» Written exercise
Nothing but the lines from the top of the data to the line holding "ax2 = fig.add_axes([0.0912, 0.0618, 0.6200, 0.4226])" should be printed, word for word and both ends included; leave the pictures out.

--- begin ---

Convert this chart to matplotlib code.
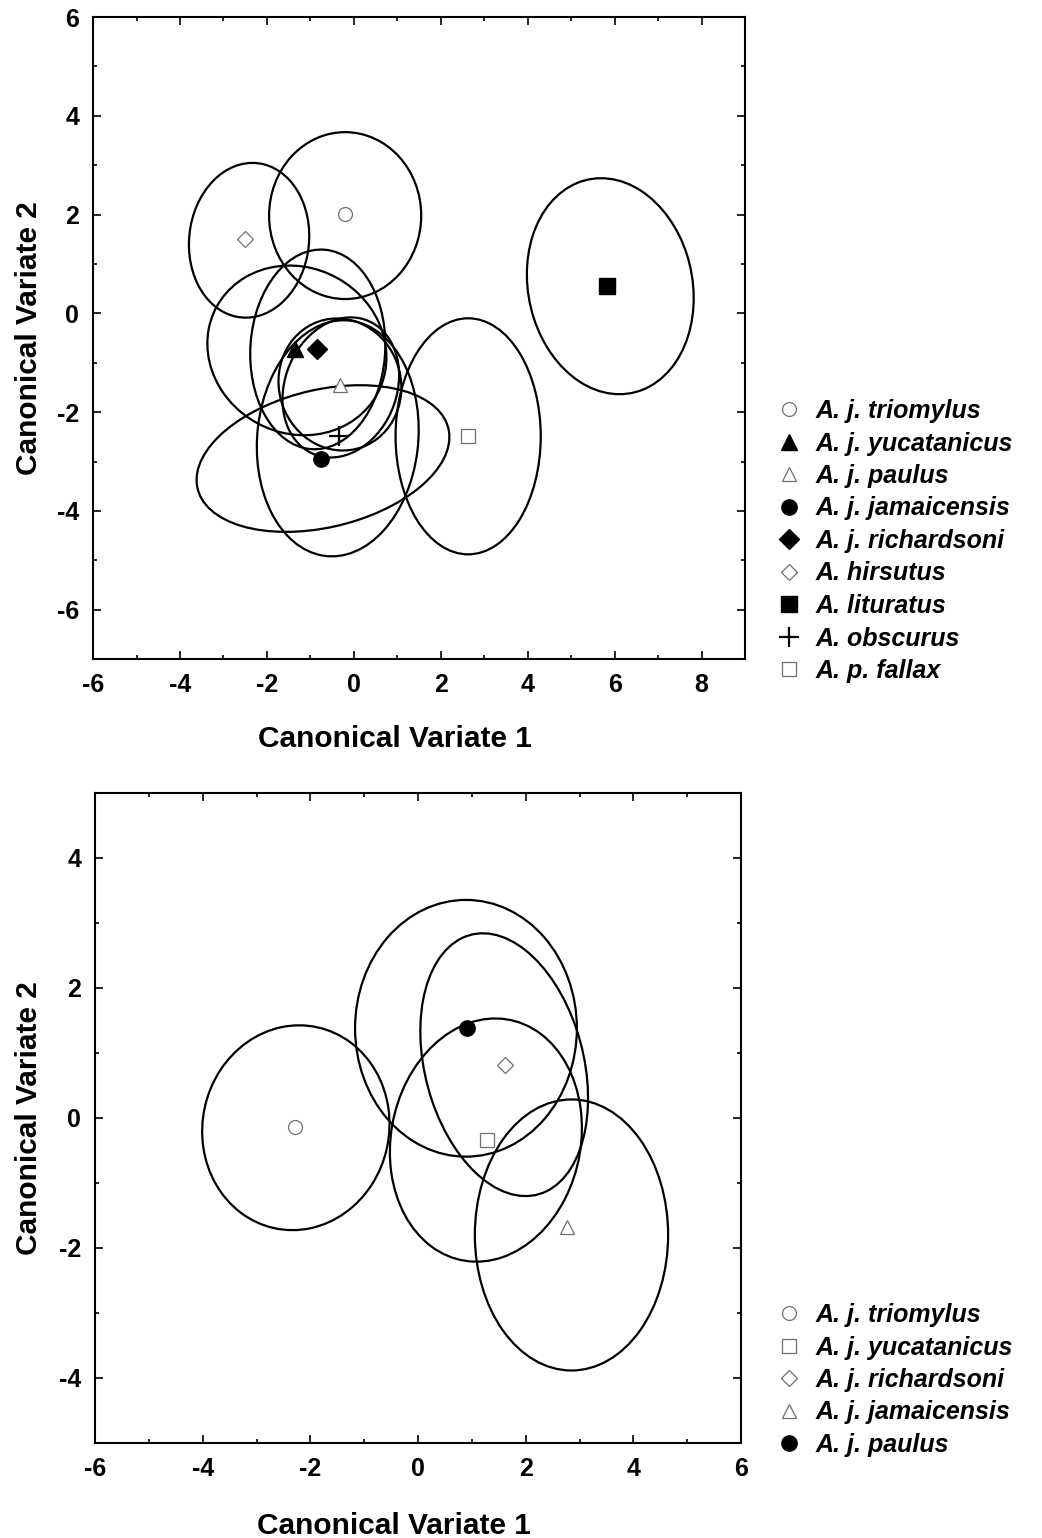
import matplotlib
matplotlib.use("Agg")
import matplotlib.pyplot as plt
from matplotlib.patches import Ellipse
from matplotlib.lines import Line2D
from matplotlib.ticker import MultipleLocator

plt.rcParams['font.family'] = ['Liberation Sans', 'DejaVu Sans']
plt.rcParams['font.weight'] = 'bold'
plt.rcParams['axes.unicode_minus'] = False

# ---------------- Top panel data ----------------
top_species = ["A. j. triomylus", "A. j. yucatanicus", "A. j. paulus", "A. j. jamaicensis",
               "A. j. richardsoni", "A. hirsutus", "A. lituratus", "A. obscurus", "A. p. fallax"]
top_x = [-0.21, -1.36, -0.32, -0.76, -0.85, -2.51, 5.83, -0.35, 2.63]
top_y = [2.01, -0.73, -1.46, -2.94, -0.73, 1.50, 0.55, -2.49, -2.49]
top_markers = ["o", "^", "^", "o", "D", "D", "s", "+", "s"]
top_filled = [False, True, False, True, True, False, True, True, False]

# confidence ellipses (center x, center y, width, height, angle)
top_ell_cx = [-0.20, -1.31, -0.32, -0.71, -0.83, -2.41, 5.90, -0.37, 2.63, -0.30]
top_ell_cy = [1.98, -0.75, -1.44, -2.94, -0.73, 1.48, 0.55, -2.53, -2.49, -1.50]
top_ell_w = [3.50, 4.15, 2.85, 5.90, 3.10, 2.75, 3.75, 3.70, 3.34, 3.00]
top_ell_h = [3.38, 3.40, 2.65, 2.80, 4.05, 3.15, 4.45, 4.80, 4.78, 2.50]
top_ell_ang = [0, -12, -20, 11, -5, -12, 20, -8, 0, 54]

# ---------------- Bottom panel data ----------------
bot_species = ["A. j. triomylus", "A. j. yucatanicus", "A. j. richardsoni",
               "A. j. jamaicensis", "A. j. paulus"]
bot_x = [-2.28, 1.28, 1.62, 2.77, 0.91]
bot_y = [-0.14, -0.34, 0.82, -1.68, 1.38]
bot_markers = ["o", "s", "D", "^", "o"]
bot_filled = [False, False, False, False, True]

bot_ell_cx = [-2.27, 1.26, 1.60, 2.85, 0.89]
bot_ell_cy = [-0.15, -0.34, 0.82, -1.80, 1.38]
bot_ell_w = [3.49, 3.45, 2.90, 3.59, 4.12]
bot_ell_h = [3.14, 3.85, 4.20, 4.17, 3.95]
bot_ell_ang = [10, -32, 22, 0, 0]

fig = plt.figure(figsize=(10.42, 15.38), dpi=100)
ax1 = fig.add_axes([0.0893, 0.5715, 0.6257, 0.4174])
ax2 = fig.add_axes([0.0912, 0.0618, 0.6200, 0.4226])

GRAY = "#707070"


def style_axis(ax, xlim, ylim, xmaj, ymaj):
    ax.set_xlim(*xlim)
    ax.set_ylim(*ylim)
    ax.set_xticks(xmaj)
    ax.set_yticks(ymaj)
    ax.xaxis.set_minor_locator(MultipleLocator(1))
    ax.yaxis.set_minor_locator(MultipleLocator(1))
    ax.tick_params(which='both', direction='in', top=True, right=True, width=1.2)
    ax.tick_params(which='major', length=6, labelsize=18, pad=10)
    ax.tick_params(which='minor', length=3)
    for lab in ax.get_xticklabels() + ax.get_yticklabels():
        lab.set_fontweight('bold')
    for s in ax.spines.values():
        s.set_linewidth(1.5)
    ax.set_xlabel("Canonical Variate 1", fontsize=21.5, fontweight='bold')
    ax.set_ylabel("Canonical Variate 2", fontsize=21.5, fontweight='bold')


def draw(ax, cx, cy, w, h, ang, xs, ys, mks, filled, labels):
    for i in range(len(cx)):
        ax.add_patch(Ellipse((cx[i], cy[i]), w[i], h[i], angle=ang[i], fill=False,
                             edgecolor='black', linewidth=1.6, zorder=2))
    handles = []
    for x, y, m, f, lab in zip(xs, ys, mks, filled, labels):
        if m == "+":
            kw = dict(color='black', markersize=14, markeredgewidth=1.6)
        elif f:
            size = 10 if m in ("D",) else 11
            kw = dict(markerfacecolor='black', markeredgecolor='black', markersize=size)
        else:
            size = 8 if m == "D" else 10
            kw = dict(markerfacecolor='white', markeredgecolor=GRAY, markersize=size,
                      markeredgewidth=0.9)
        ax.plot([x], [y], linestyle='none', marker=m, zorder=4, **kw)
        handles.append(Line2D([], [], linestyle='none', marker=m, label=lab, **kw))
    return handles


h1 = draw(ax1, top_ell_cx, top_ell_cy, top_ell_w, top_ell_h, top_ell_ang,
          top_x, top_y, top_markers, top_filled, top_species)
style_axis(ax1, (-6, 9), (-7, 6), [-6, -4, -2, 0, 2, 4, 6, 8], [-6, -4, -2, 0, 2, 4, 6])
ax1.yaxis.set_label_coords(-0.077, 0.5)
ax1.xaxis.set_label_coords(0.463, -0.103)

h2 = draw(ax2, bot_ell_cx, bot_ell_cy, bot_ell_w, bot_ell_h, bot_ell_ang,
          bot_x, bot_y, bot_markers, bot_filled, bot_species)
style_axis(ax2, (-6, 6), (-5, 5), [-6, -4, -2, 0, 2, 4, 6], [-4, -2, 0, 2, 4])
ax2.yaxis.set_label_coords(-0.080, 0.5)
ax2.xaxis.set_label_coords(0.463, -0.107)

legprops = dict(size=18, weight='bold', style='italic', family='Liberation Sans')
fig.legend(handles=h1, loc='upper left', bbox_to_anchor=(766 / 1042, 1 - 389 / 1538),
           frameon=False, prop=legprops, handlelength=1.0, handletextpad=0.6,
           labelspacing=0.34, borderaxespad=0)
fig.legend(handles=h2, loc='upper left', bbox_to_anchor=(766 / 1042, 1 - 1293 / 1538),
           frameon=False, prop=legprops, handlelength=1.0, handletextpad=0.6,
           labelspacing=0.34, borderaxespad=0)

fig.savefig("out.png", dpi=100)
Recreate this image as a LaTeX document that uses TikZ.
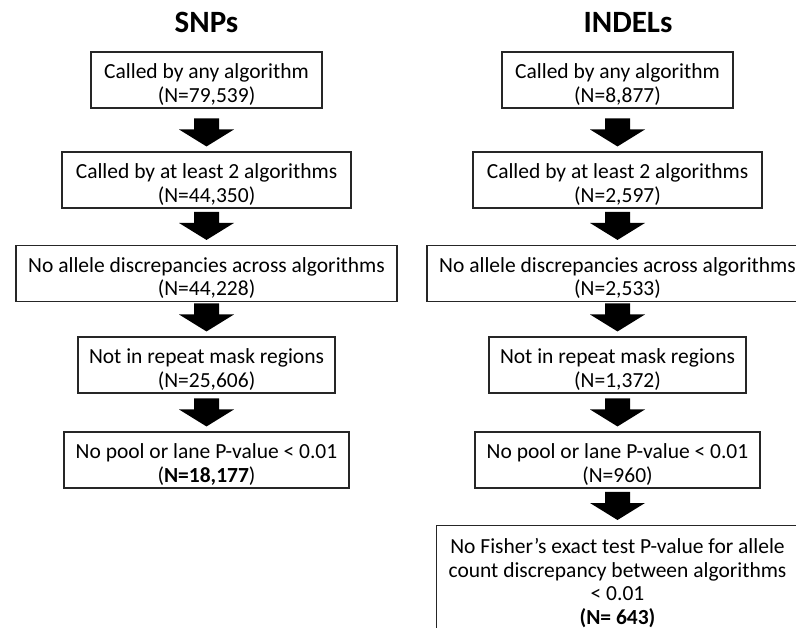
\documentclass[tikz,border=0pt]{standalone}
\usepackage{fontspec}
\setmainfont{Carlito}
\usetikzlibrary{calc}
\newcommand\flstrut{\rule{0pt}{24pt}}
\newcommand\flowarrow[2]{%
  \fill[black] let \p1=(#1.south), \p2=(#2.north) in
    (\x1-12.5pt,\y2+33pt) -- (\x1+12.5pt,\y2+33pt) -- (\x1+12.5pt,\y2+22pt) --
    (\x1+27.5pt,\y2+22pt) -- (\x1,\y2+5pt) -- (\x1-27.5pt,\y2+22pt) --
    (\x1-12.5pt,\y2+22pt) -- cycle;}
\begin{document}
\begin{tikzpicture}[x=1pt,y=-1pt,
  box/.style={draw=black!85, line width=1.1pt, minimum height=56pt, inner sep=0pt,
    align=center, font=\fontsize{21.5}{23.5}\selectfont},
  title/.style={font=\fontsize{31}{36}\selectfont\bfseries, anchor=base, inner sep=0pt}]
\useasboundingbox (0,0) rectangle (796,628);
\clip (0,0) rectangle (796,628);
\fill[white] (0,0) rectangle (796,628);

\node[title] (t1) at (206.5,33) {SNPs};
\node[title] (t2) at (628,33) {INDELs};

% SNP column
\node[box, minimum width=231pt] (s1) at (206.5,80) {\flstrut Called by any algorithm\\(N=79,539)};
\node[box, minimum width=289pt] (s2) at (206.5,180) {\flstrut Called by at least 2 algorithms\\(N=44,350)};
\node[box, minimum width=381pt] (s3) at (206.5,273.5) {\flstrut No allele discrepancies across algorithms\\(N=44,228)};
\node[box, minimum width=257pt] (s4) at (206.5,365) {\flstrut Not in repeat mask regions\\(N=25,606)};
\node[box, minimum width=285pt] (s5) at (206.5,460) {\flstrut No pool or lane P-value < 0.01\\(\textbf{N=18,177})};

% INDEL column
\node[box, minimum width=231pt] (i1) at (617.5,80) {\flstrut Called by any algorithm\\(N=8,877)};
\node[box, minimum width=289pt] (i2) at (617.5,180) {\flstrut Called by at least 2 algorithms\\(N=2,597)};
\node[box, minimum width=381pt] (i3) at (617.5,273.5) {\flstrut No allele discrepancies across algorithms\\(N=2,533)};
\node[box, minimum width=257pt] (i4) at (617.5,365) {\flstrut Not in repeat mask regions\\(N=1,372)};
\node[box, minimum width=285pt] (i5) at (617.5,460) {\flstrut No pool or lane P-value < 0.01\\(N=960)};
\node[box, minimum width=362pt, anchor=north, inner ysep=4pt] (i6) at (617.5,525)
  {\flstrut No Fisher’s exact test P-value for allele\\count discrepancy between algorithms\\< 0.01\\\textbf{(N= 643)}\rule[-20pt]{0pt}{0pt}};

\flowarrow{s1}{s2}
\flowarrow{s2}{s3}
\flowarrow{s3}{s4}
\flowarrow{s4}{s5}
\flowarrow{i1}{i2}
\flowarrow{i2}{i3}
\flowarrow{i3}{i4}
\flowarrow{i4}{i5}
\flowarrow{i5}{i6}
\end{tikzpicture}
\end{document}
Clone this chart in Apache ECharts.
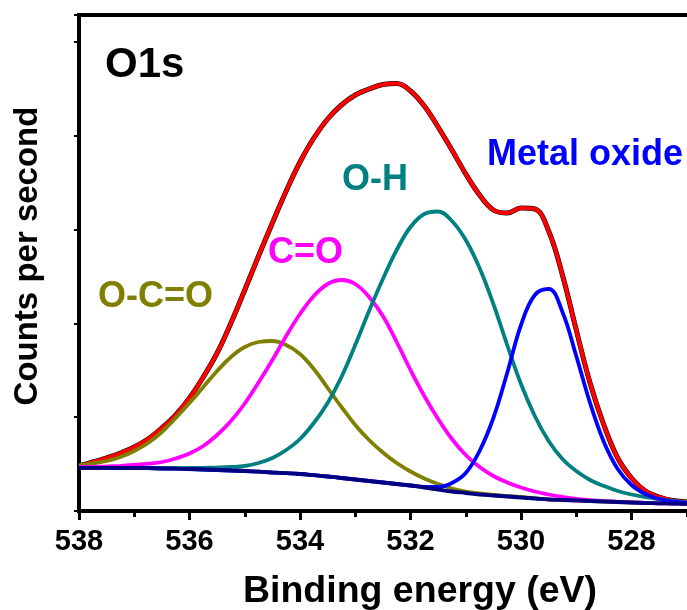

--- end ---

» Result of the task
Convert this chart to matplotlib code.
import matplotlib
matplotlib.use("Agg")
import matplotlib.pyplot as plt
from matplotlib.patches import Ellipse
from matplotlib.lines import Line2D
from matplotlib.ticker import MultipleLocator

plt.rcParams['font.family'] = ['Liberation Sans', 'DejaVu Sans']
plt.rcParams['font.weight'] = 'bold'
plt.rcParams['axes.unicode_minus'] = False

# ---------------- Top panel data ----------------
top_species = ["A. j. triomylus", "A. j. yucatanicus", "A. j. paulus", "A. j. jamaicensis",
               "A. j. richardsoni", "A. hirsutus", "A. lituratus", "A. obscurus", "A. p. fallax"]
top_x = [-0.21, -1.36, -0.32, -0.76, -0.85, -2.51, 5.83, -0.35, 2.63]
top_y = [2.01, -0.73, -1.46, -2.94, -0.73, 1.50, 0.55, -2.49, -2.49]
top_markers = ["o", "^", "^", "o", "D", "D", "s", "+", "s"]
top_filled = [False, True, False, True, True, False, True, True, False]

# confidence ellipses (center x, center y, width, height, angle)
top_ell_cx = [-0.20, -1.31, -0.32, -0.71, -0.83, -2.41, 5.90, -0.37, 2.63, -0.30]
top_ell_cy = [1.98, -0.75, -1.44, -2.94, -0.73, 1.48, 0.55, -2.53, -2.49, -1.50]
top_ell_w = [3.50, 4.15, 2.85, 5.90, 3.10, 2.75, 3.75, 3.70, 3.34, 3.00]
top_ell_h = [3.38, 3.40, 2.65, 2.80, 4.05, 3.15, 4.45, 4.80, 4.78, 2.50]
top_ell_ang = [0, -12, -20, 11, -5, -12, 20, -8, 0, 54]

# ---------------- Bottom panel data ----------------
bot_species = ["A. j. triomylus", "A. j. yucatanicus", "A. j. richardsoni",
               "A. j. jamaicensis", "A. j. paulus"]
bot_x = [-2.28, 1.28, 1.62, 2.77, 0.91]
bot_y = [-0.14, -0.34, 0.82, -1.68, 1.38]
bot_markers = ["o", "s", "D", "^", "o"]
bot_filled = [False, False, False, False, True]

bot_ell_cx = [-2.27, 1.26, 1.60, 2.85, 0.89]
bot_ell_cy = [-0.15, -0.34, 0.82, -1.80, 1.38]
bot_ell_w = [3.49, 3.45, 2.90, 3.59, 4.12]
bot_ell_h = [3.14, 3.85, 4.20, 4.17, 3.95]
bot_ell_ang = [10, -32, 22, 0, 0]

fig = plt.figure(figsize=(10.42, 15.38), dpi=100)
ax1 = fig.add_axes([0.0893, 0.5715, 0.6257, 0.4174])
ax2 = fig.add_axes([0.0912, 0.0618, 0.6200, 0.4226])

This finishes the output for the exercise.